Anzi, l’intensificarsi dei contatti tra la Cina e i paesi europei contribuisce all’irrigidimento delle posizioni americane nei confronti di Pechino, come risulta chiaro dagli eventi di questi ultimi giorni, con effetti destabilizzanti su scala globale.

La già ricordata provocazione americana nel Mar Cinese Meridionale della scorsa settimana ha suscitato la dura risposta da parte del regime cinese e ha avuto riflessi tutt’altro che rassicuranti anche sul biennale summit dei ministri della Difesa dell’Associazione delle Nazioni del Sud Est Asiatico (ASEAN), in corso questa settimana a Kuala Lumpur, in Malaysia.

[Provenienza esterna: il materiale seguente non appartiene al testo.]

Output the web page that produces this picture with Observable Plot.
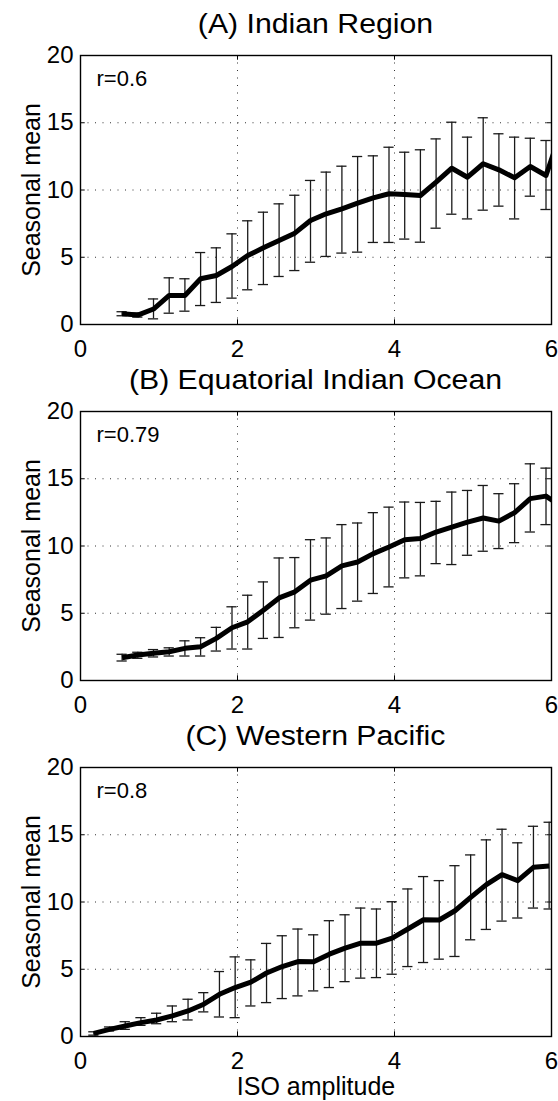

I paesi di quest’area vivono in maniera diretta le conseguenze della crescente rivalità tra la Cina e gli USA, in molti casi rispettivamente il loro principale partner commerciale e l’alleato strategico e militare più importante. All’interno dell’ASEAN, perciò, si manifestano tradizionalmente le tensioni tra le due superpotenze.

Come già accaduto nel recente passato, così, sullo sfondo delle persistenti provocazioni di Washington, della reazione di Pechino e delle divergenze circa i rapporti con Cina e USA tra i paesi membri, mercoledì i ministri ASEAN non sono riusciti ad accordarsi sul contenuto della consueta dichiarazione congiunta che suggella la fine dei lavori.

Il punto del contendere è stato l’inclusione nel comunicato di un riferimento alla situazione nel Mar Cinese Meridionale. Per la delegazione americana all’ASEAN, Pechino avrebbe insistito per omettere qualsiasi riferimento all’area contesa, mentre la Cina ha accusato indirettamente gli USA - e il Giappone - di voler forzare la mano ai paesi del sud-est asiatico per includere una dichiarazione che manifestasse preoccupazione per l’escalation della crisi nelle aree marittime contese.

La disputa ha visto alcuni paesi schierarsi a fianco di Washington in maniera chiara, come le Filippine e il Vietnam, mentre altri, come la Malaysia, hanno assunto un atteggiamento più cauto, ben attenti a valutare possibili impatti negativi sui loro rapporti economici con Pechino.